◆ **Task statement**:
Copy out the data exactly, leaving the pictures behind.

◆ **Collected data**:
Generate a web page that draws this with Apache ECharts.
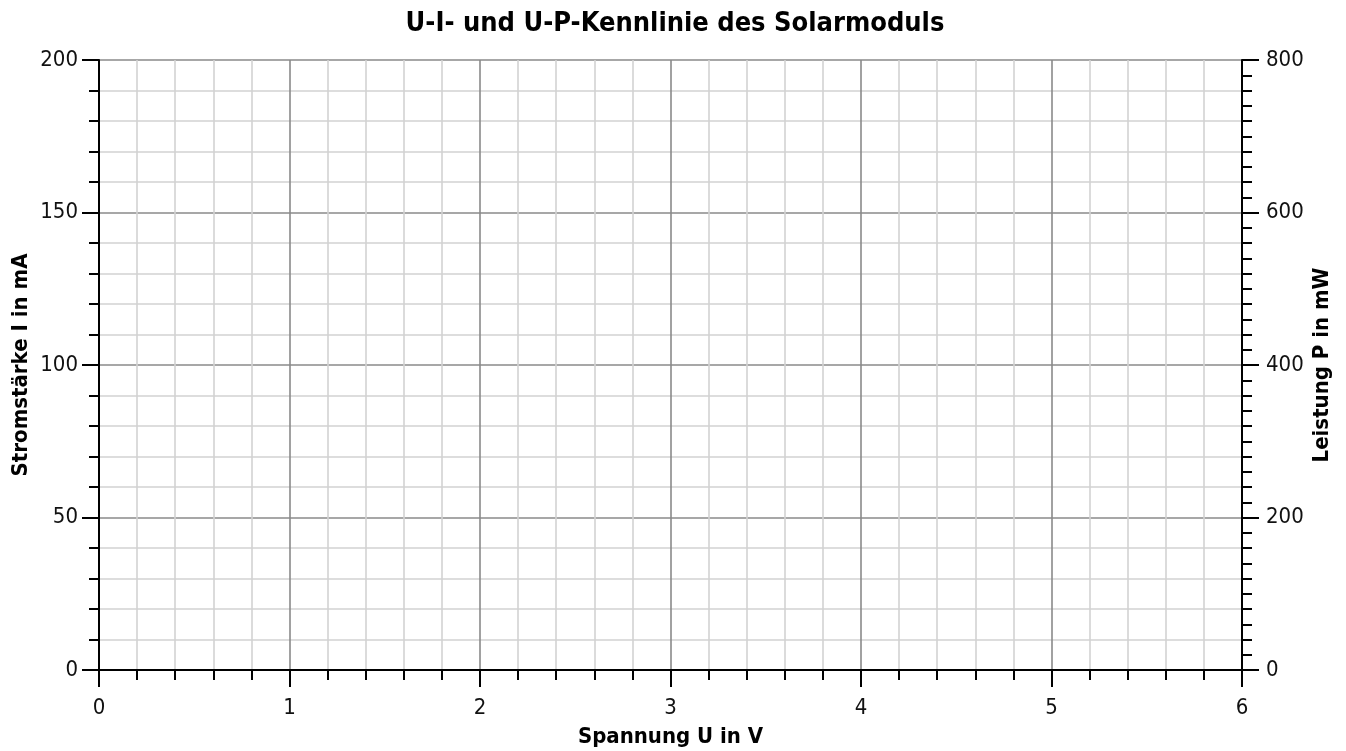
<!DOCTYPE html>
<html>
<head>
<meta charset="utf-8">
<script src="https://cdn.jsdelivr.net/npm/echarts@6/dist/echarts.min.js"></script>
<style>
html,body{margin:0;padding:0;background:#fff;}
#chart{width:1346px;height:751px;}
</style>
</head>
<body>
<div id="chart"></div>
<script>
// Data (the reference chart shows an empty measurement grid)
const voltage = [];   // Spannung U in V
const current = [];   // Stromstärke I in mA
const power = [];     // Leistung P in mW

const titleText = 'U-I- und U-P-Kennlinie des Solarmoduls';
const xName = 'Spannung U in V';
const yLeftName = 'Stromstärke I in mA';
const yRightName = 'Leistung P in mW';

const xScale = [0, 6, 1];        // min, max, interval
const yLeftScale = [0, 200, 50];
const yRightScale = [0, 800, 200];

const FONT = '"DejaVu Sans Condensed", "DejaVu Sans", sans-serif';

const chart = echarts.init(document.getElementById('chart'), null, {renderer: 'canvas'});

const axisLineStyle = {color: '#000', width: 2};
const tickStyle = {color: '#000', width: 2};
const labelStyle = {color: '#111', fontFamily: FONT, fontSize: 22};
const nameStyle = {color: '#000', fontFamily: FONT, fontSize: 22, fontWeight: 'bold'};
const majorGrid = {color: '#8a8a8a', width: 1.6};
const minorGrid = {color: '#d2d2d2', width: 1.6};

chart.setOption({
  animation: false,
  backgroundColor: '#fff',
  title: {
    text: titleText,
    left: 670, top: 5, textAlign: 'center',
    textStyle: {fontFamily: FONT, fontSize: 27, fontWeight: 'bold', color: '#000'}
  },
  grid: {left: 99, right: 104, top: 60, bottom: 81, containLabel: false, outerBoundsMode: 'none'},
  xAxis: {
    type: 'value',
    min: xScale[0], max: xScale[1], interval: xScale[2],
    name: xName, nameLocation: 'middle', nameGap: 56, nameMoveOverlap: false,
    nameTextStyle: nameStyle,
    axisLine: {show: true, onZero: false, lineStyle: axisLineStyle},
    axisTick: {show: true, length: 17, lineStyle: tickStyle},
    minorTick: {show: true, splitNumber: 5, length: 10, lineStyle: tickStyle},
    axisLabel: {margin: 27, ...labelStyle},
    splitLine: {show: true, lineStyle: majorGrid},
    minorSplitLine: {show: true, lineStyle: minorGrid}
  },
  yAxis: [{
    type: 'value', position: 'left',
    min: yLeftScale[0], max: yLeftScale[1], interval: yLeftScale[2],
    name: yLeftName, nameLocation: 'middle', nameGap: 67, nameMoveOverlap: false,
    nameTextStyle: nameStyle,
    axisLine: {show: true, onZero: false, lineStyle: axisLineStyle},
    axisTick: {show: true, length: 17, lineStyle: tickStyle},
    minorTick: {show: true, splitNumber: 5, length: 10, lineStyle: tickStyle},
    axisLabel: {margin: 21, ...labelStyle},
    splitLine: {show: true, lineStyle: majorGrid},
    minorSplitLine: {show: true, lineStyle: minorGrid}
  }, {
    type: 'value', position: 'right',
    min: yRightScale[0], max: yRightScale[1], interval: yRightScale[2],
    name: yRightName, nameLocation: 'middle', nameGap: 69, nameMoveOverlap: false,
    nameTextStyle: nameStyle,
    axisLine: {show: true, onZero: false, lineStyle: axisLineStyle},
    axisTick: {show: true, length: 17, lineStyle: tickStyle},
    minorTick: {show: true, splitNumber: 10, length: 10, lineStyle: tickStyle},
    axisLabel: {margin: 24, ...labelStyle},
    splitLine: {show: false},
    minorSplitLine: {show: false}
  }],
  series: [{
    name: 'I', type: 'line', yAxisIndex: 0, showSymbol: true,
    data: voltage.map((u, i) => [u, current[i]]),
    lineStyle: {color: '#1f4e9c'}, itemStyle: {color: '#1f4e9c'}
  }, {
    name: 'P', type: 'line', yAxisIndex: 1, showSymbol: true,
    data: voltage.map((u, i) => [u, power[i]]),
    lineStyle: {color: '#c0392b'}, itemStyle: {color: '#c0392b'}
  }]
});
</script>
</body>
</html>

◆ **Solution**:
Generate a web page that draws this with Apache ECharts.
<!DOCTYPE html>
<html>
<head>
<meta charset="utf-8">
<script src="https://cdn.jsdelivr.net/npm/echarts@6/dist/echarts.min.js"></script>
<style>
html,body{margin:0;padding:0;background:#fff;}
#chart{width:1346px;height:751px;}
</style>
</head>
<body>
<div id="chart"></div>
<script>
// Data (the reference chart shows an empty measurement grid)
const voltage = [];   // Spannung U in V
const current = [];   // Stromstärke I in mA
const power = [];     // Leistung P in mW

const titleText = 'U-I- und U-P-Kennlinie des Solarmoduls';
const xName = 'Spannung U in V';
const yLeftName = 'Stromstärke I in mA';
const yRightName = 'Leistung P in mW';

const xScale = [0, 6, 1];        // min, max, interval
const yLeftScale = [0, 200, 50];
const yRightScale = [0, 800, 200];

const FONT = '"DejaVu Sans Condensed", "DejaVu Sans", sans-serif';

const chart = echarts.init(document.getElementById('chart'), null, {renderer: 'canvas'});

const axisLineStyle = {color: '#000', width: 2};
const tickStyle = {color: '#000', width: 2};
const labelStyle = {color: '#111', fontFamily: FONT, fontSize: 22};
const nameStyle = {color: '#000', fontFamily: FONT, fontSize: 22, fontWeight: 'bold'};
const majorGrid = {color: '#8a8a8a', width: 1.6};
const minorGrid = {color: '#d2d2d2', width: 1.6};

chart.setOption({
  animation: false,
  backgroundColor: '#fff',
  title: {
    text: titleText,
    left: 670, top: 5, textAlign: 'center',
    textStyle: {fontFamily: FONT, fontSize: 27, fontWeight: 'bold', color: '#000'}
  },
  grid: {left: 99, right: 104, top: 60, bottom: 81, containLabel: false, outerBoundsMode: 'none'},
  xAxis: {
    type: 'value',
    min: xScale[0], max: xScale[1], interval: xScale[2],
    name: xName, nameLocation: 'middle', nameGap: 56, nameMoveOverlap: false,
    nameTextStyle: nameStyle,
    axisLine: {show: true, onZero: false, lineStyle: axisLineStyle},
    axisTick: {show: true, length: 17, lineStyle: tickStyle},
    minorTick: {show: true, splitNumber: 5, length: 10, lineStyle: tickStyle},
    axisLabel: {margin: 27, ...labelStyle},
    splitLine: {show: true, lineStyle: majorGrid},
    minorSplitLine: {show: true, lineStyle: minorGrid}
  },
  yAxis: [{
    type: 'value', position: 'left',
    min: yLeftScale[0], max: yLeftScale[1], interval: yLeftScale[2],
    name: yLeftName, nameLocation: 'middle', nameGap: 67, nameMoveOverlap: false,
    nameTextStyle: nameStyle,
    axisLine: {show: true, onZero: false, lineStyle: axisLineStyle},
    axisTick: {show: true, length: 17, lineStyle: tickStyle},
    minorTick: {show: true, splitNumber: 5, length: 10, lineStyle: tickStyle},
    axisLabel: {margin: 21, ...labelStyle},
    splitLine: {show: true, lineStyle: majorGrid},
    minorSplitLine: {show: true, lineStyle: minorGrid}
  }, {
    type: 'value', position: 'right',
    min: yRightScale[0], max: yRightScale[1], interval: yRightScale[2],
    name: yRightName, nameLocation: 'middle', nameGap: 69, nameMoveOverlap: false,
    nameTextStyle: nameStyle,
    axisLine: {show: true, onZero: false, lineStyle: axisLineStyle},
    axisTick: {show: true, length: 17, lineStyle: tickStyle},
    minorTick: {show: true, splitNumber: 10, length: 10, lineStyle: tickStyle},
    axisLabel: {margin: 24, ...labelStyle},
    splitLine: {show: false},
    minorSplitLine: {show: false}
  }],
  series: [{
    name: 'I', type: 'line', yAxisIndex: 0, showSymbol: true,
    data: voltage.map((u, i) => [u, current[i]]),
    lineStyle: {color: '#1f4e9c'}, itemStyle: {color: '#1f4e9c'}
  }, {
    name: 'P', type: 'line', yAxisIndex: 1, showSymbol: true,
    data: voltage.map((u, i) => [u, power[i]]),
    lineStyle: {color: '#c0392b'}, itemStyle: {color: '#c0392b'}
  }]
});
</script>
</body>
</html>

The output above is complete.